The Makings of City Streets By Michael Kenney

As we lean into this year’s theme of “What Does Cambridge Make?”, a look at street names reveals a product–filled past.

Porter Square was Union Square until 1899, when it was renamed in honor of Zachariah B. Porter, the proprietor of Porter’s Hotel; many claim he lent his name to the specialty of the house, the Porterhouse steak. Porter’s Hotel was demolished in 1909, but the new Porter Square Hotel, a 65– room boutique, opened last year on the corner of Mass. Ave. and Porter Road. Porter Circle and Porter Park are nearby.

Valentine Soap Works, founded by Charles Valentine in 1828, became the C. L. Jones Co. Bromley Map, 1873, Cambridge Historical Commission

Tucked in next to the J. P. Squire meatpacking plant on East Cambridge’s Gore Street a century ago was Bacon Court, a short dead–end. Was it named in reference to a product of the nearby factory, or could it have been because a Mary Bacon lived there? Either way, like the Squire plant itself—destroyed in a grease– and fat–fueled fire in 1963— it is long gone. But the name lingers on, appearing on Google Maps and seeming to underlie a footpath along the east side of Gold Star Mothers Park on Gore Street.

One of the newest product–commemorating streets is Glassworks Avenue in the North Point area, developed in 2013. It commemorates the New England Glass Company, which flourished from 1814 to 1921 on nearby Bridge Street (now the McGrath Highway). Leighton Street, another new North Point street, honors Thomas Leighton, an English glass expert who was recruited in 1826 to become superintendent of the glassworks (despite there being a law in England forbidding glass workers to leave for America). Six of his seven sons became glass workers, including William, who invented lime glass, a process that allowed for high quality at a low cost.

Also long gone is Brewery Street, off Broadway. Although street historian Lewis Hastings* writes that “no brewery is known to have operated there,” its very name so bothered Temperance activists of the day that it was renamed Burleigh Street in 1897. Also gone is Distillhouse Street, off Cambridge Street near Willow Street.
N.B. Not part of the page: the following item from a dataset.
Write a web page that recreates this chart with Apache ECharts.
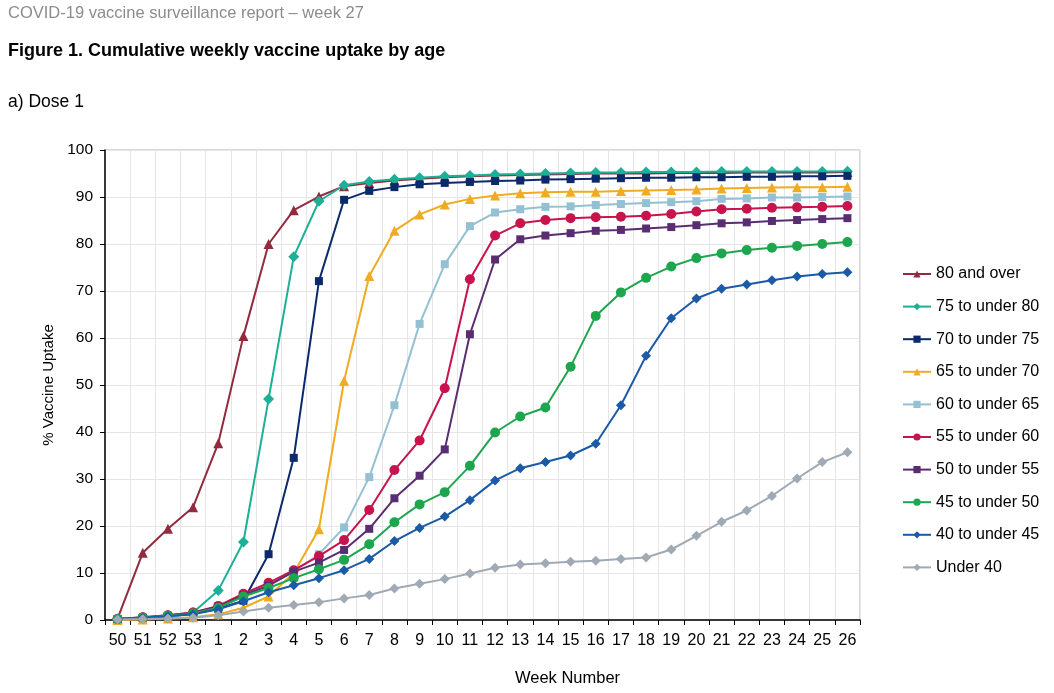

It led into the D. R. Shortwell Distillery, later the Great White Spirit Company, but was closed in 1927 at the height of Prohibition.

Advertisement in the 1895 Boston City Directory for the Charles River Stone Co. Cambridge Historical Commission

Though it now runs past the walls of academia in Harvard Square, Mill Street, leading from DeWolfe Street to Holyoke Street, was the site of a planing mill built by Thomas Stearns and Solomon Sargent in 1860, and demolished in 1890.

Granite Street recalls the Charles River Stone Co., which in its 19th–century heyday furnished granite for the Boston Public Library, Trinity Church, and the Shaw Memorial opposite the State House. At that time, the river was navigable to the company’s location near the old Ford Motor plant on Memorial Drive.

Camelia, Magnolia, and Myrtle avenues now run near Youville Hospital and through its surrounding neighborhoods. They once were the site of extensive 19th–century nurseries built by the horticulturist and seed merchant Charles Mason Hovey, who is commemorated by Hovey Avenue.

And while there is no Soap Street, soapmaking was a major industry in Cambridgeport. Recalling that is Valentine Street, named for Charles Valentine, who established a soapmaking factory at the corner of what is now Valentine and Pearl streets in 1828. By the 1880s it was producing 10 million pounds of soap a year. Just a few blocks away is Cottage Street, named for the soap–makers’ cottages built there in the 1840s. Many of them still stand.

 

*Lewis Hastings was the longtime city engineer (1889-1932) who compiled histories of all the streets in Cambridge, going back to the original records for the early streets and getting information from developers for the streets they developed.